Ukraine Bets on AI

In a Hurriyet Daily News piece titled “Ukraine bets on battlefield AI amid weapons autonomy race,” two vital points are made clear about Ukraine’s use of AI.
First, AI is becoming a survival tool, not an enhancement. Ukraine is using it to compress decision cycles, sustain operations under heavy electronic warfare, and offset Russia’s advantages in mass. Autonomy at the edge keeps systems functioning when humans are jammed or delayed.
[Senior AI official] Danylo Tsvok said AI is already helping Ukraine hold territory, while reducing risks to its soldiers as it faces a larger, better-resourced adversary. ‘We need to be faster than the enemy in decision-making,” he told The Associated Press, adding that AI is “not only a competitive advantage. It’s about our survival.'”
Second, the shift is about scale and integration rather than singular breakthroughs. A large domestic tech base is producing drones, interceptors, and unmanned ground systems that are already routine in logistics and combat.

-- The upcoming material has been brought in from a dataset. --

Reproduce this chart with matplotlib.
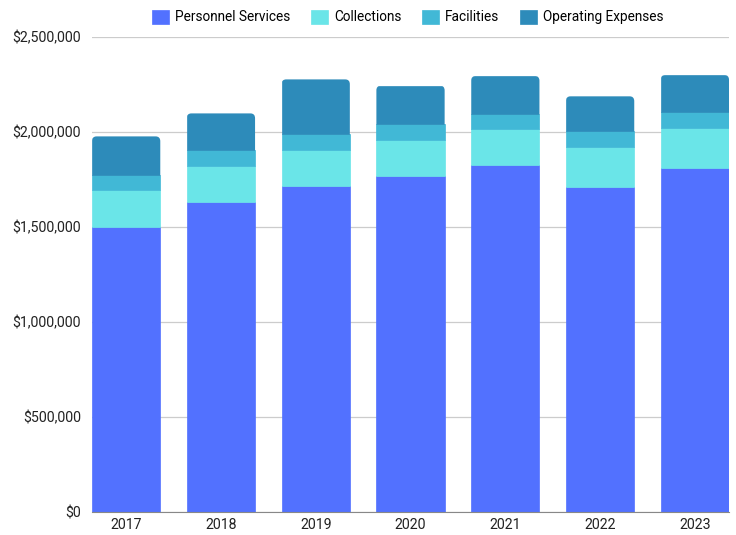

“Ukraine’s rapidly expanding domestic arms sector now includes more than 2,000 manufacturers and military technology firms. Developers are testing tools that enable coordinated drone swarms, aiming to boost efficiency while easing the burden on human operators.”
The trajectory points toward a networked battlefield within a few years, where coordinated autonomous systems accelerate the kill chain and tie Ukraine more tightly to Western defense ecosystems.
Tsvok reminds us of why this matters beyond Ukraine:
“Democracies must develop strong defensive capabilities,” he said. “Without AI, they cannot effectively protect peace. This is not only about Ukraine. It’s about global security.”